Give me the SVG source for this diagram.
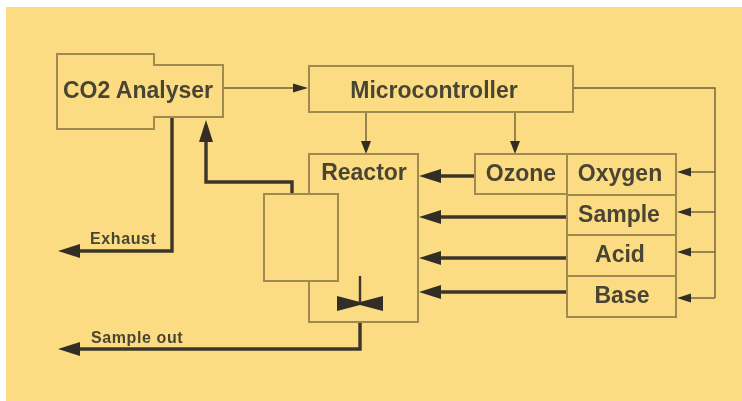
<svg xmlns="http://www.w3.org/2000/svg" width="742" height="401" viewBox="0 0 742 401">
<defs>
<filter id="soft" filterUnits="userSpaceOnUse" x="0" y="0" width="742" height="401"><feGaussianBlur stdDeviation="0.6"/></filter>
<style>
.box{fill:none;stroke:#a08a50;stroke-width:2}
.thin{fill:none;stroke:#6b5f3a;stroke-width:1.4}
.thick{fill:none;stroke:#3a352a;stroke-width:3.4}
.stem{fill:none;stroke:#3a352a;stroke-width:2.4}
.ah{fill:#332f25}
text{font-family:"Liberation Sans",Arial,sans-serif;font-weight:700;fill:#4a4535}
.t{font-size:23px}
.s{font-size:16px;letter-spacing:0.6px}
</style>
</defs>
<rect width="742" height="401" fill="#ffffff"/>
<rect x="6" y="7" width="736" height="394" fill="#fcdc82"/>
<g filter="url(#soft)">
<g id="connectors">
<path class="thin" d="M223 88H296"/><path class="ah" d="M308 88L293 83.500V92.500Z"/>
<path class="thin" d="M366 112V143"/><path class="ah" d="M366 154L361 141H371Z"/>
<path class="thin" d="M515 112V143"/><path class="ah" d="M515 154L510 141H520Z"/>
<path class="thin" d="M574 88H715V298"/>
<path class="thin" d="M690 172H715"/><path class="ah" d="M677 172L691 167.500V176.500Z"/>
<path class="thin" d="M690 212H715"/><path class="ah" d="M677 212L691 207.500V216.500Z"/>
<path class="thin" d="M690 252H715"/><path class="ah" d="M677 252L691 247.500V256.500Z"/>
<path class="thin" d="M690 298H715"/><path class="ah" d="M677 298L691 293.500V302.500Z"/>
<path class="thick" d="M475 176H438"/><path class="ah" d="M419 176L441 169V183Z"/>
<path class="thick" d="M567 217H438"/><path class="ah" d="M419 217L441 210V224Z"/>
<path class="thick" d="M567 258H438"/><path class="ah" d="M419 258L441 251V265Z"/>
<path class="thick" d="M567 292H438"/><path class="ah" d="M419 292L441 285V299Z"/>
<path class="thick" d="M172 117V251H78"/><path class="ah" d="M58 251L80 244V258Z"/>
<path class="thick" d="M360 322V349H78"/><path class="ah" d="M58 349L80 342V356Z"/>
<path class="thick" d="M292 193V182H206V140"/><path class="ah" d="M206 120L199 142H213Z"/>
</g>
<g id="co2-analyser">
<path class="box" d="M57 54H154V65H223V117H154V129H57Z"/>
<text class="t" x="63" y="98">CO2 Analyser</text>
</g>
<g id="microcontroller">
<rect class="box" x="309" y="66" width="264" height="46"/>
<text class="t" x="434" y="98" text-anchor="middle">Microcontroller</text>
</g>
<g id="reactor">
<path class="box" d="M309 194V154H418V322H309V281"/>
<text class="t" x="364" y="180" text-anchor="middle">Reactor</text>
</g>
<g id="vessel">
<rect class="box" x="264" y="194" width="74" height="87"/>
</g>
<g id="valve">
<path class="stem" d="M360 276V303"/>
<path class="ah" d="M337 296L360 302V305L337 311ZM383 296L360 302V305L383 311Z"/>
</g>
<g id="ozone">
<path class="box" d="M567 154H475V194H567"/>
<text class="t" x="521" y="181" text-anchor="middle">Ozone</text>
</g>
<g id="oxygen">
<rect class="box" x="567" y="154" width="109" height="41"/>
<text class="t" x="620" y="181" text-anchor="middle">Oxygen</text>
</g>
<g id="sample">
<rect class="box" x="567" y="195" width="109" height="40"/>
<text class="t" x="619" y="222" text-anchor="middle">Sample</text>
</g>
<g id="acid">
<rect class="box" x="567" y="235" width="109" height="41"/>
<text class="t" x="620" y="262" text-anchor="middle">Acid</text>
</g>
<g id="base">
<rect class="box" x="567" y="276" width="109" height="41"/>
<text class="t" x="622" y="303" text-anchor="middle">Base</text>
</g>
<g id="labels">
<text class="s" x="90" y="244">Exhaust</text>
<text class="s" x="91" y="343">Sample out</text>
</g>
</g>
</svg>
····················
Written request: Restate the entire listing word for word, excluding pictures.

Exercise response:
Give me the SVG source for this diagram.
<svg xmlns="http://www.w3.org/2000/svg" width="742" height="401" viewBox="0 0 742 401">
<defs>
<filter id="soft" filterUnits="userSpaceOnUse" x="0" y="0" width="742" height="401"><feGaussianBlur stdDeviation="0.6"/></filter>
<style>
.box{fill:none;stroke:#a08a50;stroke-width:2}
.thin{fill:none;stroke:#6b5f3a;stroke-width:1.4}
.thick{fill:none;stroke:#3a352a;stroke-width:3.4}
.stem{fill:none;stroke:#3a352a;stroke-width:2.4}
.ah{fill:#332f25}
text{font-family:"Liberation Sans",Arial,sans-serif;font-weight:700;fill:#4a4535}
.t{font-size:23px}
.s{font-size:16px;letter-spacing:0.6px}
</style>
</defs>
<rect width="742" height="401" fill="#ffffff"/>
<rect x="6" y="7" width="736" height="394" fill="#fcdc82"/>
<g filter="url(#soft)">
<g id="connectors">
<path class="thin" d="M223 88H296"/><path class="ah" d="M308 88L293 83.500V92.500Z"/>
<path class="thin" d="M366 112V143"/><path class="ah" d="M366 154L361 141H371Z"/>
<path class="thin" d="M515 112V143"/><path class="ah" d="M515 154L510 141H520Z"/>
<path class="thin" d="M574 88H715V298"/>
<path class="thin" d="M690 172H715"/><path class="ah" d="M677 172L691 167.500V176.500Z"/>
<path class="thin" d="M690 212H715"/><path class="ah" d="M677 212L691 207.500V216.500Z"/>
<path class="thin" d="M690 252H715"/><path class="ah" d="M677 252L691 247.500V256.500Z"/>
<path class="thin" d="M690 298H715"/><path class="ah" d="M677 298L691 293.500V302.500Z"/>
<path class="thick" d="M475 176H438"/><path class="ah" d="M419 176L441 169V183Z"/>
<path class="thick" d="M567 217H438"/><path class="ah" d="M419 217L441 210V224Z"/>
<path class="thick" d="M567 258H438"/><path class="ah" d="M419 258L441 251V265Z"/>
<path class="thick" d="M567 292H438"/><path class="ah" d="M419 292L441 285V299Z"/>
<path class="thick" d="M172 117V251H78"/><path class="ah" d="M58 251L80 244V258Z"/>
<path class="thick" d="M360 322V349H78"/><path class="ah" d="M58 349L80 342V356Z"/>
<path class="thick" d="M292 193V182H206V140"/><path class="ah" d="M206 120L199 142H213Z"/>
</g>
<g id="co2-analyser">
<path class="box" d="M57 54H154V65H223V117H154V129H57Z"/>
<text class="t" x="63" y="98">CO2 Analyser</text>
</g>
<g id="microcontroller">
<rect class="box" x="309" y="66" width="264" height="46"/>
<text class="t" x="434" y="98" text-anchor="middle">Microcontroller</text>
</g>
<g id="reactor">
<path class="box" d="M309 194V154H418V322H309V281"/>
<text class="t" x="364" y="180" text-anchor="middle">Reactor</text>
</g>
<g id="vessel">
<rect class="box" x="264" y="194" width="74" height="87"/>
</g>
<g id="valve">
<path class="stem" d="M360 276V303"/>
<path class="ah" d="M337 296L360 302V305L337 311ZM383 296L360 302V305L383 311Z"/>
</g>
<g id="ozone">
<path class="box" d="M567 154H475V194H567"/>
<text class="t" x="521" y="181" text-anchor="middle">Ozone</text>
</g>
<g id="oxygen">
<rect class="box" x="567" y="154" width="109" height="41"/>
<text class="t" x="620" y="181" text-anchor="middle">Oxygen</text>
</g>
<g id="sample">
<rect class="box" x="567" y="195" width="109" height="40"/>
<text class="t" x="619" y="222" text-anchor="middle">Sample</text>
</g>
<g id="acid">
<rect class="box" x="567" y="235" width="109" height="41"/>
<text class="t" x="620" y="262" text-anchor="middle">Acid</text>
</g>
<g id="base">
<rect class="box" x="567" y="276" width="109" height="41"/>
<text class="t" x="622" y="303" text-anchor="middle">Base</text>
</g>
<g id="labels">
<text class="s" x="90" y="244">Exhaust</text>
<text class="s" x="91" y="343">Sample out</text>
</g>
</g>
</svg>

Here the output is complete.